I sort of doubt it, though it’s ultimately an empirical question. I’d particularly like to hear from readers in Tennessee, where free community college has been done at scale for long enough to see the effects.

The argument for yes revolves around what we know about the sunk-cost fallacy. People who have paid for tickets to a concert in advance are more likely to go, even if they’re in a lousy mood and the weather is bad, than people who got the tickets for free. That’s because if they skip something they paid for, they feel like they’ve lost money. In truth, the money is spent whether they go or not, but feelings are what they are. Once money has been spent (“sunk”), there’s a determination to get something for it.

Still, I don’t think the sunk-cost argument would apply so much to classes. That’s because I don’t think that being free of tuition means being free of cost.

As those of us at community colleges know well, most students work significant hours per week for pay. The time they spend in class is time they can’t devote to a paid job. (For in-person classes, add the time and expense of getting to and from campus on a regular basis.) Even if the students don’t have to pay for classes, they still bear the opportunity cost of work hours forgone.

If anything, eliminating tuition may allow students to spend slightly fewer hours working for pay. That would enable more attention to class, more studying and greater success; success, in turn, tends to encourage retention. That observation is consistent with studies on what happens when classes move from commercial textbooks to open educational resources. Most of us have seen students try to get through a class without buying a book in an attempt to save money. That leads to high fail rates, which leads to financial aid issues, and so on. When the material is free, pass rates improve. That’s because suddenly every student can afford access to the material. Nobody tries to skate by without the book.
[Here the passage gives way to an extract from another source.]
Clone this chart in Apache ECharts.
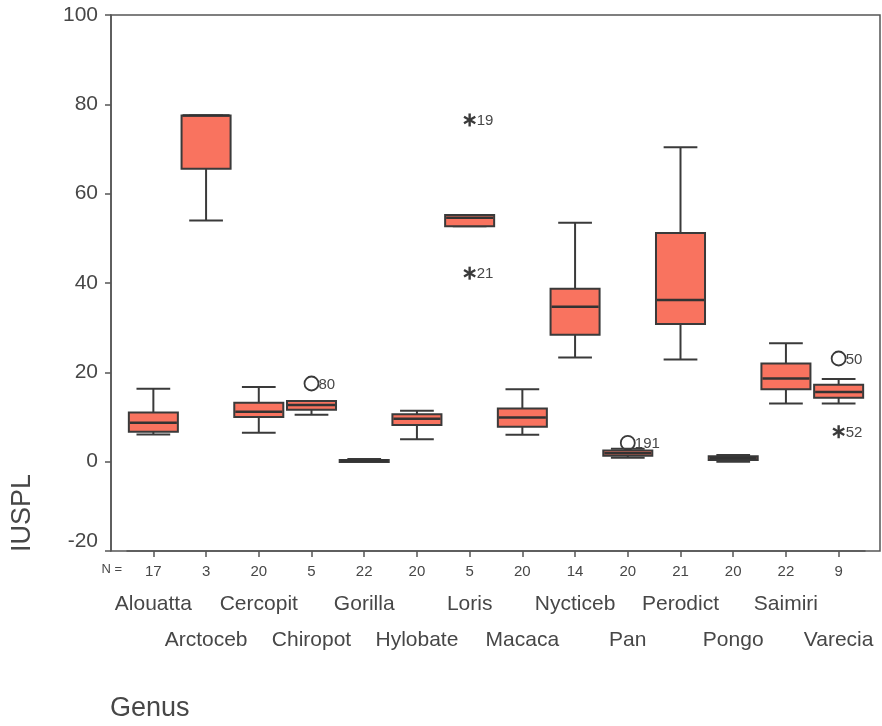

I’m guessing that the same principle would apply to classes. Students who can afford to devote time to classes and studying are probably likelier to succeed than students who are scrambling just to afford tuition and books. The entire #RealCollege movement is based on that insight, and its results are encouraging.

Still, an empirical question is exactly that. Wise and worldly readers in places with large and long-standing free community college programs—Tennessee, I’m looking at you—have you seen a significant increase in students churning through classes? Or have students been more likely to stick around, given more time to do the work?